-- START OF Material supplied --

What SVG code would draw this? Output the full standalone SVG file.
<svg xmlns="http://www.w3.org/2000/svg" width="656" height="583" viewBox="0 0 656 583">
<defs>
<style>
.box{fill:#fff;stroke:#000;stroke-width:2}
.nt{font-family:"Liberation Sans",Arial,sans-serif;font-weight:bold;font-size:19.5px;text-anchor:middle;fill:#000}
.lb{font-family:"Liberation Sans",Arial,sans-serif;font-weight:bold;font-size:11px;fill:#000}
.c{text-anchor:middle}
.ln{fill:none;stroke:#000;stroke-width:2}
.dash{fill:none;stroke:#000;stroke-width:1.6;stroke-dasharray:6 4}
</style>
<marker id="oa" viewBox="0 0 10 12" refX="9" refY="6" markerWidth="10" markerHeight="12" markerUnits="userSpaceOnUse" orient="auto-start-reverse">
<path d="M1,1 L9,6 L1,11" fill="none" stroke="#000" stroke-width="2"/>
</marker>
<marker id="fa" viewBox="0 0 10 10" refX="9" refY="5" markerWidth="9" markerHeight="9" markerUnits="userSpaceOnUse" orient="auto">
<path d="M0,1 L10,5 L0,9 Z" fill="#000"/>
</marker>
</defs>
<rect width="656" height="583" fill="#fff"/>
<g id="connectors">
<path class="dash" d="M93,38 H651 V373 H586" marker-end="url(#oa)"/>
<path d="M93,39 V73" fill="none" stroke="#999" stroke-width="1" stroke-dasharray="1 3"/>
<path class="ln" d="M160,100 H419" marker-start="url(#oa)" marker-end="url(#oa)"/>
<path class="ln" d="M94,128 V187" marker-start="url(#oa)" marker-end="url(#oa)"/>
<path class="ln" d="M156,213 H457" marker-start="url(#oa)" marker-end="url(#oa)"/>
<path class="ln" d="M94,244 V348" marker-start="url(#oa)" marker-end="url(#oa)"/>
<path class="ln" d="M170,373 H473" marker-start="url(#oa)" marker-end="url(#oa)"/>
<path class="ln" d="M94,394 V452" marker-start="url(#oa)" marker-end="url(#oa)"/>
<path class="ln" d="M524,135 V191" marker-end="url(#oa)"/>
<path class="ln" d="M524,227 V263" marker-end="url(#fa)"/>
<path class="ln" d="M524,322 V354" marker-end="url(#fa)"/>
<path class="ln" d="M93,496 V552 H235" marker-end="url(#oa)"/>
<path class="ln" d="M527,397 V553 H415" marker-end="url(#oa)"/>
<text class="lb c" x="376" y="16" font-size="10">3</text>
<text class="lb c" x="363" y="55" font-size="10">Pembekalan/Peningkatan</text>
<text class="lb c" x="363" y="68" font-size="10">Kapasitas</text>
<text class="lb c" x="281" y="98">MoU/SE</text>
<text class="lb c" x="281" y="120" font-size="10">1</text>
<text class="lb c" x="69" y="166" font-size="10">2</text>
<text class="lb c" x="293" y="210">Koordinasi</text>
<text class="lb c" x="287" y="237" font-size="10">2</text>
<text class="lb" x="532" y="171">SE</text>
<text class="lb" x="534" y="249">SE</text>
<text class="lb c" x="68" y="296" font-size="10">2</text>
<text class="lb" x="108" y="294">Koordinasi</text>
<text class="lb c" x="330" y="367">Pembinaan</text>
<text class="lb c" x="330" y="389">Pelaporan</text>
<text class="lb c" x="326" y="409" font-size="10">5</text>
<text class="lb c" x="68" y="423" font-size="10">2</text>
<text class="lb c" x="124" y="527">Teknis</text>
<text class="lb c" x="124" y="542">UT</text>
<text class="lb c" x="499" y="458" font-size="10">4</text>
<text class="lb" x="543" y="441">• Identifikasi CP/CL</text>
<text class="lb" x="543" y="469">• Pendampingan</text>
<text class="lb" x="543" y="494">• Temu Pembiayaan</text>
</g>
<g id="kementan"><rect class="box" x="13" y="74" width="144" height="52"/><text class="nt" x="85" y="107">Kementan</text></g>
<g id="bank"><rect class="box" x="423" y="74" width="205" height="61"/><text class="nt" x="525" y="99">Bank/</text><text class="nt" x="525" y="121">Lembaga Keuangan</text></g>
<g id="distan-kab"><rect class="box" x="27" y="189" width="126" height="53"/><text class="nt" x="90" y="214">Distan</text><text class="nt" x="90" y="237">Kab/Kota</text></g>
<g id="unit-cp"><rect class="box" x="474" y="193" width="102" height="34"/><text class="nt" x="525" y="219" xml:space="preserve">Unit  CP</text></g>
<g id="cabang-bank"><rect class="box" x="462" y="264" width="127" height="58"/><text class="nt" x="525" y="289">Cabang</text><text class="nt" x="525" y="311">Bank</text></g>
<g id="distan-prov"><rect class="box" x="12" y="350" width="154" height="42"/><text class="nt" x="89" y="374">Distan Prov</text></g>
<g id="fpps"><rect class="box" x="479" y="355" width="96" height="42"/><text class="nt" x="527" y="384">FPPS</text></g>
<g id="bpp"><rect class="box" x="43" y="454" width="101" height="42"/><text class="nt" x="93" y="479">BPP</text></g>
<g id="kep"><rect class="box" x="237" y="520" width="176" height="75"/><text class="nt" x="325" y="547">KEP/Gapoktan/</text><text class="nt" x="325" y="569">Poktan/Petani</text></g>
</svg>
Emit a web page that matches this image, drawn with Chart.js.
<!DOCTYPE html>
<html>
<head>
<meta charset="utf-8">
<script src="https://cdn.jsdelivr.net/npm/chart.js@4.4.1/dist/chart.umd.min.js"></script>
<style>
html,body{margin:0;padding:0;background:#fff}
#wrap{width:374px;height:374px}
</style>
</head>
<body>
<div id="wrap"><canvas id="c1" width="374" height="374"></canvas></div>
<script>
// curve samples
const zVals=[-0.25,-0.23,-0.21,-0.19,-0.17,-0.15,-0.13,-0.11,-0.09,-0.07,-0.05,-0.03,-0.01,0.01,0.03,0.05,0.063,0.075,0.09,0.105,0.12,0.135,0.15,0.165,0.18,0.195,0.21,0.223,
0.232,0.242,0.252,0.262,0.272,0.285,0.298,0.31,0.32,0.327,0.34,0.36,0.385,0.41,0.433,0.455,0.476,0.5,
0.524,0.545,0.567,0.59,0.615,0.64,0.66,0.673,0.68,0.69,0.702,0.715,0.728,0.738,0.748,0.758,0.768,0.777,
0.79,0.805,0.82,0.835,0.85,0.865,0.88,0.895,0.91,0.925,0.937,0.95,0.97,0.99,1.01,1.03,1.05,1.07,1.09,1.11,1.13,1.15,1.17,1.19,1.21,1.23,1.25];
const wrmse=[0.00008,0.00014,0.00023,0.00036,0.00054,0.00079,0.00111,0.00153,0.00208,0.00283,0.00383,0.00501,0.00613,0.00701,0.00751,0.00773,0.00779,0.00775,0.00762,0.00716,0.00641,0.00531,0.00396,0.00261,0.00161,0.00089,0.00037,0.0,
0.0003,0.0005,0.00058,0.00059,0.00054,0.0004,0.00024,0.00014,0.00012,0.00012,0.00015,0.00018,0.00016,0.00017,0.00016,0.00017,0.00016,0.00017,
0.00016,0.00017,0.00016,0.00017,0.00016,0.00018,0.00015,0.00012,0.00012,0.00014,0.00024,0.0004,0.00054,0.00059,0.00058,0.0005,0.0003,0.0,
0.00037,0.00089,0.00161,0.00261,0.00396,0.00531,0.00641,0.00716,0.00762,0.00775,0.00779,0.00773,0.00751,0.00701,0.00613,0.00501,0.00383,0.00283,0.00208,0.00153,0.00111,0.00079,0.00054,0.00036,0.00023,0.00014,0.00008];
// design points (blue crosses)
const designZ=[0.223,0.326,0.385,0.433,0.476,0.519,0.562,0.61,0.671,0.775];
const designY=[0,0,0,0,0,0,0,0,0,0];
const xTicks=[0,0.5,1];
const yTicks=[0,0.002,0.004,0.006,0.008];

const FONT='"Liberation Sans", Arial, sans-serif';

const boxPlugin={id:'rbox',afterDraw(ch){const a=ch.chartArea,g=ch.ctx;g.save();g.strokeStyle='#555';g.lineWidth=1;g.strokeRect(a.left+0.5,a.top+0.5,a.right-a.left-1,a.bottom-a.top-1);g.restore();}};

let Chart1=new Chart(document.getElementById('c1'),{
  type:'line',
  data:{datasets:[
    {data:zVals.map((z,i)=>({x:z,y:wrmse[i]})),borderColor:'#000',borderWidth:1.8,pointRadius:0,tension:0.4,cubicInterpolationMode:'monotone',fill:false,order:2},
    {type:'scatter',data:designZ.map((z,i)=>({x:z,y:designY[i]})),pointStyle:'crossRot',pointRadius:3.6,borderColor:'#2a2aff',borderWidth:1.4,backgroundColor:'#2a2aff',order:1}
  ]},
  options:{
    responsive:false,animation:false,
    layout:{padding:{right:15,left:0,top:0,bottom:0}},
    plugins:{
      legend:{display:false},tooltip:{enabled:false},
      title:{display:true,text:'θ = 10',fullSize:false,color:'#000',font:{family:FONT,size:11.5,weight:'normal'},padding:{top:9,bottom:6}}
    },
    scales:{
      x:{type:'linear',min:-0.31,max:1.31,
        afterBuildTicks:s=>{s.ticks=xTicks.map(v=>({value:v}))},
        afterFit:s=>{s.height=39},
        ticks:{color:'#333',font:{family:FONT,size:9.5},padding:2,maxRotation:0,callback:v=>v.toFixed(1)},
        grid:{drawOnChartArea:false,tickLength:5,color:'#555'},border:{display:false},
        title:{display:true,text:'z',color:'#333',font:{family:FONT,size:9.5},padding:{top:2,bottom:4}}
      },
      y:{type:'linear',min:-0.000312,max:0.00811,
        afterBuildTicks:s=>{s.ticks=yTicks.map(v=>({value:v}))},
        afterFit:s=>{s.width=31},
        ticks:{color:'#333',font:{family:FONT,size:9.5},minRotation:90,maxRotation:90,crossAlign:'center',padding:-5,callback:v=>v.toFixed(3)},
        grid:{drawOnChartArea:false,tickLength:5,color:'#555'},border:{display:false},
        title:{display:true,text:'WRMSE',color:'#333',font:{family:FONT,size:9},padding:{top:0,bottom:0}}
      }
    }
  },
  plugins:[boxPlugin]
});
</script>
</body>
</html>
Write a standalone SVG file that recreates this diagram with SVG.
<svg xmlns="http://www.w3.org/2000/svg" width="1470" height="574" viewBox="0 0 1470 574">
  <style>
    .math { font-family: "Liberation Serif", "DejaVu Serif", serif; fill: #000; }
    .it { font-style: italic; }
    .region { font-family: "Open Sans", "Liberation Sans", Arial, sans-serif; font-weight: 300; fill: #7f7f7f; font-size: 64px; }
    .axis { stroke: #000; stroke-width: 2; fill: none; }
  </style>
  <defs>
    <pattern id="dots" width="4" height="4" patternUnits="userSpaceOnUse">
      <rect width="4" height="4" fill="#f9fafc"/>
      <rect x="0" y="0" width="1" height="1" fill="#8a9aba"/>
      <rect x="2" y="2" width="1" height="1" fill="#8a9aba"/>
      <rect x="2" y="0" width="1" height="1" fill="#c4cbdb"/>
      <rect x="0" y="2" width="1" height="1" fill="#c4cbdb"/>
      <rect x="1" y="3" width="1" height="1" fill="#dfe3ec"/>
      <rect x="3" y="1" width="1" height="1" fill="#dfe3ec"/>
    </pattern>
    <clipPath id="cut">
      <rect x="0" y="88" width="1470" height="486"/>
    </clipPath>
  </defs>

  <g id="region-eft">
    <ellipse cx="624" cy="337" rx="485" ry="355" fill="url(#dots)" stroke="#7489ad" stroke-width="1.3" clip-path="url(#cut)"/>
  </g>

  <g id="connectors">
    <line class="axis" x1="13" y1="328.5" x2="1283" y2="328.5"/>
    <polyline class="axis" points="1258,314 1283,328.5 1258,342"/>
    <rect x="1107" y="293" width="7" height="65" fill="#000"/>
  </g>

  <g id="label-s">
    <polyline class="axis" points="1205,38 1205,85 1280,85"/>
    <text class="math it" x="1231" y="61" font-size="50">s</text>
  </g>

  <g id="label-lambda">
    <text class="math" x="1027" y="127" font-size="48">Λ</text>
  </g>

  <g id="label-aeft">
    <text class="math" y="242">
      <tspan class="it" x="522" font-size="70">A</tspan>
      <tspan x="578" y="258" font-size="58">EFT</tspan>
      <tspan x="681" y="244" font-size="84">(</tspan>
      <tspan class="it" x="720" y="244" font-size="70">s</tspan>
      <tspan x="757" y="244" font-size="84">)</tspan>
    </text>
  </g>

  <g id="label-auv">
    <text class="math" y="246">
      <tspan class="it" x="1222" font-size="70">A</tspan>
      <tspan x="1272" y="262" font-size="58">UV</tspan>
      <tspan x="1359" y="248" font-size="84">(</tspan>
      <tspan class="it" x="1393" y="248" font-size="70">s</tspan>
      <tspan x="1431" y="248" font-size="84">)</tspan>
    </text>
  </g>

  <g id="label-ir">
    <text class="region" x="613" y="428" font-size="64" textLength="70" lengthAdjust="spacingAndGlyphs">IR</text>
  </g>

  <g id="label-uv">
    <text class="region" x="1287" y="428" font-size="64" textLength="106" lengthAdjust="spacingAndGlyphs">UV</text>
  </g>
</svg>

-- END OF Material supplied --

#### [Instructions to follow]
Review the material and copy each line in which the word "standalone" appears.

#### [Complete answer]
What SVG code would draw this? Output the full standalone SVG file.
Write a standalone SVG file that recreates this diagram with SVG.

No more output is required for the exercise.